Seth Rogen just lived out everyone’s fantasy of apologetically giving a piece of their mind right to the face of someone with whom they adamantly disagree. While mid-handshake with House Speaker Paul Ryan, Rogen made it clear that he did not support the version of the United States that Ryan is helping to realize. What we would have given to have been there for that exchange!
It all started when Rogen received an invitation from Mitt Romney to speak at a summit he holds every year for politicians, donors, and business leaders, this year focusing on the subject of brain health. As the co-founder of an Alzheimer’s awareness organization, Hilarity for Charity, Rogen obliged.
The actor recounted his run in with the soon-to-be-retired House speaker before his speech with cringe-worthy detail during an interview with Stephen Colbert. “My whole body puckered,” said Rogen. Not really a feeling we wanted described, but it sure drives the point home.
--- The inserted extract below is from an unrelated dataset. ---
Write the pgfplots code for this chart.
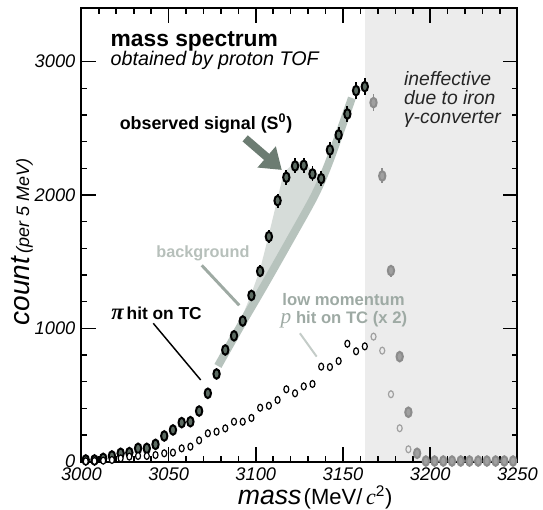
\documentclass[border=0pt]{standalone}
\usepackage{fontspec}
\setmainfont{Liberation Sans}
\newfontfamily\serif{Liberation Serif}
\usepackage{pgfplots}
\pgfplotsset{compat=1.18}
\usetikzlibrary{arrows.meta}
\definecolor{sigfill}{RGB}{92,107,98}
\definecolor{arrowc}{RGB}{108,124,114}
\definecolor{bandc}{RGB}{183,195,189}
\definecolor{sigarea}{RGB}{214,220,217}
\definecolor{bgtext}{RGB}{183,192,187}
\definecolor{bgline}{RGB}{158,170,163}
\definecolor{lowtext}{RGB}{158,170,164}
\definecolor{lowline}{RGB}{196,204,200}
\definecolor{shadec}{RGB}{236,236,236}
\definecolor{fadefill}{RGB}{160,160,160}
\definecolor{fadedraw}{RGB}{140,140,140}
\definecolor{fadeopen}{RGB}{160,160,160}
\begin{document}
\begin{tikzpicture}
\useasboundingbox (0,0) rectangle (407.25pt,382.5pt);
\begin{axis}[
  at={(61.05pt,36.225pt)}, anchor=south west,
  scale only axis, width=327pt, height=340pt,
  xmin=3000, xmax=3250, ymin=0, ymax=3400,
  xtick={3000,3050,3100,3150,3200,3250}, minor x tick num=4,
  ytick={0,1000,2000,3000}, minor y tick num=4,
  xtick pos=both, ytick pos=both, xticklabel pos=left, yticklabel pos=left,
  tick align=inside,
  major tick length=11pt, minor tick length=4pt,
  axis line style={line width=1.5pt},
  every tick/.style={black, line width=1.2pt},
  /pgf/number format/assume math mode=true,
  /pgf/number format/set thousands separator={},
  xticklabel style={font=\fontsize{13.7}{14}\selectfont\itshape, anchor=north, yshift=-1pt},
  yticklabel style={font=\fontsize{13.7}{14}\selectfont\itshape, anchor=east, xshift=-1pt},
  axis on top,
  clip=false,
]
% ineffective region
\addplot[draw=none, fill=shadec] coordinates {
 (3162.6,3400) (3250,3400)} \closedcycle;
% signal area
\addplot[draw=none, fill=sigarea] coordinates {
 (3091,1050) (3097.5,1262) (3102.5,1445) (3107.5,1705) (3112.5,1975) (3116,2170)
 (3122.5,2245) (3127.5,2250) (3132.5,2180) (3138.5,2140)
 (3133.9,2001) (3119.6,1663) (3105.3,1333) (3090.9,1010)} --cycle;
% background band
\addplot[smooth, bandc, line width=6pt] coordinates {
 (3078.3,718) (3090.9,1010) (3105.3,1333) (3119.6,1663) (3133.9,2001) (3142.5,2263) (3155.1,2728)};
% observed signal (effective region)
\addplot[only marks, mark=*, mark size=3.6pt,
  mark options={xscale=0.66, fill=sigfill, draw=black, line width=1.5pt},
  error bars/.cd, y dir=both, y explicit, error mark=none,
  error bar style={line width=1.4pt, black}]
 table[x=m, y=c, y error=e] {
m c e
3002.5 13 4
3007.5 13 4
3012.5 25 6
3017.5 43 8
3022.5 63 10
3027.5 68 10
3032.5 100 12
3037.5 100 12
3042.5 130 14
3047.5 193 17
3052.5 238 19
3057.5 293 21
3062.5 300 21
3067.5 380 23
3072.5 513 27
3077.5 658 31
3082.5 838 35
3087.5 944 37
3092.5 1055 39
3097.5 1247 42
3102.5 1428 45
3107.5 1688 49
3112.5 1958 53
3117.5 2133 55
3122.5 2218 56
3127.5 2223 57
3132.5 2158 56
3137.5 2123 55
3142.5 2338 58
3147.5 2451 59
3152.5 2608 61
3157.5 2783 63
3162.5 2813 64
};
% observed signal (ineffective region, faded)
\addplot[only marks, mark=*, mark size=3.6pt,
  mark options={xscale=0.66, fill=fadefill, draw=fadedraw, line width=1.5pt},
  error bars/.cd, y dir=both, y explicit, error mark=none,
  error bar style={line width=1.4pt, fadedraw}]
 table[x=m, y=c, y error=e] {
m c e
3167.5 2693 62
3172.5 2143 56
3177.5 1433 45
3182.5 788 34
3187.5 371 23
3192.5 63 10
3197.5 5 3
3202.5 5 3
3207.5 5 3
3212.5 5 3
3217.5 5 3
3222.5 5 3
3227.5 5 3
3232.5 5 3
3237.5 5 3
3242.5 5 3
3247.5 5 3
};
% low momentum p (x2)
\addplot[only marks, mark=*, mark size=2.6pt,
  mark options={xscale=0.72, fill=white, draw=black, line width=0.9pt}]
 table[x=m, y=c] {
m c
3002.5 3
3007.5 5
3012.5 8
3017.5 13
3022.5 25
3027.5 38
3032.5 43
3037.5 43
3042.5 50
3047.5 63
3052.5 68
3057.5 100
3062.5 113
3067.5 160
3072.5 213
3077.5 225
3082.5 250
3087.5 300
3092.5 300
3097.5 328
3102.5 405
3107.5 420
3112.5 463
3117.5 543
3122.5 513
3127.5 565
3132.5 583
3137.5 713
3142.5 710
3147.5 755
3152.5 885
3157.5 828
3162.5 865
};
\addplot[only marks, mark=*, mark size=2.6pt,
  mark options={xscale=0.72, fill=shadec, draw=fadeopen, line width=0.9pt}]
 table[x=m, y=c] {
m c
3167.5 938
3172.5 833
3177.5 506
3182.5 251
3187.5 93
};

% annotations
\node[anchor=base west, font=\fontsize{17.1}{18}\selectfont\bfseries] at (axis cs:3014.1,3112) {mass spectrum};
\node[anchor=base west, font=\fontsize{14.8}{16}\selectfont\itshape] at (axis cs:3014.1,2975) {obtained by proton TOF};
\node[anchor=base west, font=\fontsize{13.4}{14}\selectfont\bfseries] at (axis cs:3019.3,2488) {observed signal (S\textsuperscript{0})};
\node[anchor=base west, font=\fontsize{14.5}{15}\selectfont\itshape, text=black!85] at (axis cs:3182.3,2825) {ineffective};
\node[anchor=base west, font=\fontsize{14.5}{15}\selectfont\itshape, text=black!85] at (axis cs:3182.3,2681) {due to iron};
\node[anchor=base west, font=\fontsize{14.5}{15}\selectfont\itshape, text=black!85] at (axis cs:3182.3,2533) {γ-converter};
\node[anchor=base west, font=\fontsize{12.2}{13}\selectfont\bfseries, text=bgtext] at (axis cs:3040.3,1535) {background};
\node[anchor=base west, font=\fontsize{13}{14}\selectfont\bfseries] at (axis cs:3014.5,1068) {{\serif\bfseries\itshape\fontsize{17}{17}\selectfont π}\,hit on TC};
\node[anchor=base west, font=\fontsize{12.5}{13}\selectfont\bfseries, text=lowtext] at (axis cs:3112.6,1175) {low momentum};
\node[anchor=base west, font=\fontsize{12.5}{13}\selectfont\bfseries, text=lowtext] at (axis cs:3111.6,1038) {{\serif\mdseries\itshape\fontsize{16}{16}\selectfont p} hit on TC (x 2)};

\draw[black, line width=1.1pt] (axis cs:3041.2,1038) -- (axis cs:3068.4,613);
\draw[bgline, line width=2.2pt] (axis cs:3069,1473) -- (axis cs:3090.5,1173);
\draw[lowline, line width=1.5pt] (axis cs:3125.3,963) -- (axis cs:3134.9,788);
\draw[arrowc, line width=6pt, -{Triangle[length=15pt,width=20pt]}] (axis cs:3093.9,2425) -- (axis cs:3114.9,2188);

% axis labels
\node[rotate=90, anchor=base west, font=\itshape] at (axis cs:2970,988) {{\fontsize{21}{22}\selectfont count} {\fontsize{13.5}{14}\selectfont (per 5 MeV)}};
\node[anchor=base, inner sep=0pt, text height=12pt, text depth=3.5pt] at (axis cs:3134,-320) {{\fontsize{20}{22}\selectfont\itshape mass}\,{\fontsize{16.5}{18}\selectfont (MeV/\,{\serif\itshape c}\textsuperscript{2})}};
\end{axis}
\end{tikzpicture}
\end{document}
Before he knew it, Ryan was shaking his hand and asking for a photo as his kids looked on. This is the moment where most of us would freeze up, take the photo, and later think of what we wish we would have said.
Celebrities often feel pressure to be everything to everyone, as if their public persona is somehow separate from their identity and they aren’t allowed to express opinions. It’s not fair to them, but for some reason we as the general public expect that. Not Rogen. He realized that this was his chance to speak his mind. “I said, ‘No way man,’” It could have ended there. Rogen could have refused the selfie and walked away, but instead he continued. “I couldn’t stop. I said, ‘Furthermore, I hate what you’re doing to the country at this moment, and I count the days until you no longer have one iota of the power that you currently have,’” he said amidst a cheering studio audience who applauded as if to say, “You said what we were all thinking.”
It’s rare that we get the opportunity to speak directly to the person we disagree with, especially when they are a political leader. Often, it feels as though there is an insurmountable distance between everyday people and the people who claim to act in their best interest. Even if we do, it is unlikely that we’ll be able to articulate exactly what we’re thinking because the moment is so fleeting. This is part of why Twitter and Facebook become such hotbeds for political rants. We have very few ways to express our opinions to the decision makers in our country, and even when we do, they don’t always listen. We type it out into the impersonal void because it is unlikely that we will get the chance to say that we disagree with them to their faces. We live for moments like this because it is someone getting to do what we can’t.
Instead, we can live vicariously through Rogen. Props to Rogen for being able to clearly express his opinion in the midst of an all-consuming body pucker and doing what we all wish we had the chance to do.